Task description: Reproduce the listing below exactly. Pictures do not belong in the copy.
## begin Dataset extract
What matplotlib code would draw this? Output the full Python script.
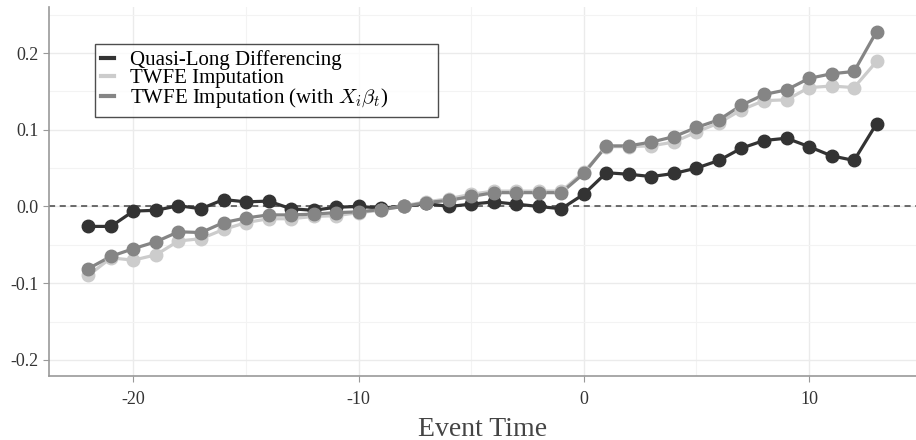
import matplotlib
matplotlib.use("Agg")
import matplotlib.pyplot as plt
from matplotlib.ticker import MultipleLocator

event_time = list(range(-22, 14))

quasi_ld = [-0.026, -0.026, -0.006, -0.005, 0.001, -0.003, 0.009, 0.006, 0.007, -0.003,
            -0.005, -0.001, 0.000, -0.002, 0.000, 0.004, 0.000, 0.003, 0.006, 0.003,
            0.000, -0.003, 0.016, 0.044, 0.042, 0.039, 0.043, 0.050, 0.060, 0.076,
            0.086, 0.089, 0.078, 0.066, 0.060, 0.108]

twfe_imp = [-0.090, -0.067, -0.070, -0.063, -0.045, -0.042, -0.030, -0.021, -0.016, -0.016,
            -0.013, -0.012, -0.008, -0.005, 0.001, 0.006, 0.010, 0.016, 0.020, 0.020,
            0.020, 0.020, 0.045, 0.078, 0.078, 0.079, 0.084, 0.097, 0.109, 0.126,
            0.138, 0.139, 0.155, 0.157, 0.155, 0.189]

twfe_imp_x = [-0.081, -0.065, -0.055, -0.046, -0.033, -0.034, -0.021, -0.015, -0.011, -0.011,
              -0.010, -0.008, -0.007, -0.004, 0.000, 0.005, 0.008, 0.013, 0.018, 0.018,
              0.018, 0.018, 0.043, 0.079, 0.079, 0.084, 0.091, 0.103, 0.113, 0.132,
              0.146, 0.152, 0.167, 0.173, 0.176, 0.228]

series = [
    ("Quasi-Long Differencing", quasi_ld, "#333333"),
    ("TWFE Imputation", twfe_imp, "#cccccc"),
    (r"TWFE Imputation (with $X_i\beta_t$)", twfe_imp_x, "#858585"),
]

plt.rcParams["font.family"] = ["Liberation Serif", "DejaVu Serif"]
plt.rcParams["mathtext.fontset"] = "cm"

fig = plt.figure(figsize=(9.16, 4.4), dpi=100)
ax = fig.add_axes([0.0535, 0.1455, 0.9465, 0.8385])

ax.axhline(0, color="#444444", lw=1.1, ls=(0, (4, 3)), zorder=1)

for name, vals, col in series:
    ax.plot(event_time, vals, color=col, lw=2.3, label=name, zorder=2)
for name, vals, col in series:
    ax.plot(event_time, vals, "o", color=col, ms=9, zorder=3)

ax.set_xlim(-23.75, 14.75)
ax.set_ylim(-0.221, 0.26)
ax.xaxis.set_major_locator(MultipleLocator(10))
ax.xaxis.set_minor_locator(MultipleLocator(5))
ax.yaxis.set_major_locator(MultipleLocator(0.1))
ax.yaxis.set_minor_locator(MultipleLocator(0.05))
ax.set_yticks([-0.2, -0.1, 0.0, 0.1, 0.2])
ax.set_yticklabels(["-0.2", "-0.1", "0.0", "0.1", "0.2"])
ax.set_xticks([-20, -10, 0, 10])
ax.set_xticklabels(["-20", "-10", "0", "10"])

ax.grid(which="major", color="#ebebeb", lw=1.0, zorder=0)
ax.grid(which="minor", color="#f3f3f3", lw=0.8, zorder=0)
ax.set_axisbelow(True)

for s in ["top", "right"]:
    ax.spines[s].set_visible(False)
for s in ["left", "bottom"]:
    ax.spines[s].set_color("#999999")
    ax.spines[s].set_linewidth(1.2)

ax.tick_params(which="major", length=4, color="#999999", labelsize=13,
               labelcolor="#333333")
ax.tick_params(axis="x", which="major", pad=7)
ax.tick_params(which="minor", length=0)

ax.set_xlabel("Event Time", fontsize=20, color="#444444", labelpad=6)

leg = ax.legend(loc="upper left", bbox_to_anchor=(0.053, 0.9, 0.396, 0.0),
                mode="expand", fontsize=15,
                frameon=True, fancybox=False, handlelength=0.6,
                handletextpad=0.8, labelspacing=-0.08, borderpad=0.3,
                borderaxespad=0)
leg.get_frame().set_edgecolor("#222222")
leg.get_frame().set_linewidth(1.0)
for line in leg.get_lines():
    line.set_linewidth(3)

plt.savefig("out.png", dpi=100)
## end Dataset extract
Result for this exercise:
What matplotlib code would draw this? Output the full Python script.
import matplotlib
matplotlib.use("Agg")
import matplotlib.pyplot as plt
from matplotlib.ticker import MultipleLocator

event_time = list(range(-22, 14))

quasi_ld = [-0.026, -0.026, -0.006, -0.005, 0.001, -0.003, 0.009, 0.006, 0.007, -0.003,
            -0.005, -0.001, 0.000, -0.002, 0.000, 0.004, 0.000, 0.003, 0.006, 0.003,
            0.000, -0.003, 0.016, 0.044, 0.042, 0.039, 0.043, 0.050, 0.060, 0.076,
            0.086, 0.089, 0.078, 0.066, 0.060, 0.108]

twfe_imp = [-0.090, -0.067, -0.070, -0.063, -0.045, -0.042, -0.030, -0.021, -0.016, -0.016,
            -0.013, -0.012, -0.008, -0.005, 0.001, 0.006, 0.010, 0.016, 0.020, 0.020,
            0.020, 0.020, 0.045, 0.078, 0.078, 0.079, 0.084, 0.097, 0.109, 0.126,
            0.138, 0.139, 0.155, 0.157, 0.155, 0.189]

twfe_imp_x = [-0.081, -0.065, -0.055, -0.046, -0.033, -0.034, -0.021, -0.015, -0.011, -0.011,
              -0.010, -0.008, -0.007, -0.004, 0.000, 0.005, 0.008, 0.013, 0.018, 0.018,
              0.018, 0.018, 0.043, 0.079, 0.079, 0.084, 0.091, 0.103, 0.113, 0.132,
              0.146, 0.152, 0.167, 0.173, 0.176, 0.228]

series = [
    ("Quasi-Long Differencing", quasi_ld, "#333333"),
    ("TWFE Imputation", twfe_imp, "#cccccc"),
    (r"TWFE Imputation (with $X_i\beta_t$)", twfe_imp_x, "#858585"),
]

plt.rcParams["font.family"] = ["Liberation Serif", "DejaVu Serif"]
plt.rcParams["mathtext.fontset"] = "cm"

fig = plt.figure(figsize=(9.16, 4.4), dpi=100)
ax = fig.add_axes([0.0535, 0.1455, 0.9465, 0.8385])

ax.axhline(0, color="#444444", lw=1.1, ls=(0, (4, 3)), zorder=1)

for name, vals, col in series:
    ax.plot(event_time, vals, color=col, lw=2.3, label=name, zorder=2)
for name, vals, col in series:
    ax.plot(event_time, vals, "o", color=col, ms=9, zorder=3)

ax.set_xlim(-23.75, 14.75)
ax.set_ylim(-0.221, 0.26)
ax.xaxis.set_major_locator(MultipleLocator(10))
ax.xaxis.set_minor_locator(MultipleLocator(5))
ax.yaxis.set_major_locator(MultipleLocator(0.1))
ax.yaxis.set_minor_locator(MultipleLocator(0.05))
ax.set_yticks([-0.2, -0.1, 0.0, 0.1, 0.2])
ax.set_yticklabels(["-0.2", "-0.1", "0.0", "0.1", "0.2"])
ax.set_xticks([-20, -10, 0, 10])
ax.set_xticklabels(["-20", "-10", "0", "10"])

ax.grid(which="major", color="#ebebeb", lw=1.0, zorder=0)
ax.grid(which="minor", color="#f3f3f3", lw=0.8, zorder=0)
ax.set_axisbelow(True)

for s in ["top", "right"]:
    ax.spines[s].set_visible(False)
for s in ["left", "bottom"]:
    ax.spines[s].set_color("#999999")
    ax.spines[s].set_linewidth(1.2)

ax.tick_params(which="major", length=4, color="#999999", labelsize=13,
               labelcolor="#333333")
ax.tick_params(axis="x", which="major", pad=7)
ax.tick_params(which="minor", length=0)

ax.set_xlabel("Event Time", fontsize=20, color="#444444", labelpad=6)

leg = ax.legend(loc="upper left", bbox_to_anchor=(0.053, 0.9, 0.396, 0.0),
                mode="expand", fontsize=15,
                frameon=True, fancybox=False, handlelength=0.6,
                handletextpad=0.8, labelspacing=-0.08, borderpad=0.3,
                borderaxespad=0)
leg.get_frame().set_edgecolor("#222222")
leg.get_frame().set_linewidth(1.0)
for line in leg.get_lines():
    line.set_linewidth(3)

plt.savefig("out.png", dpi=100)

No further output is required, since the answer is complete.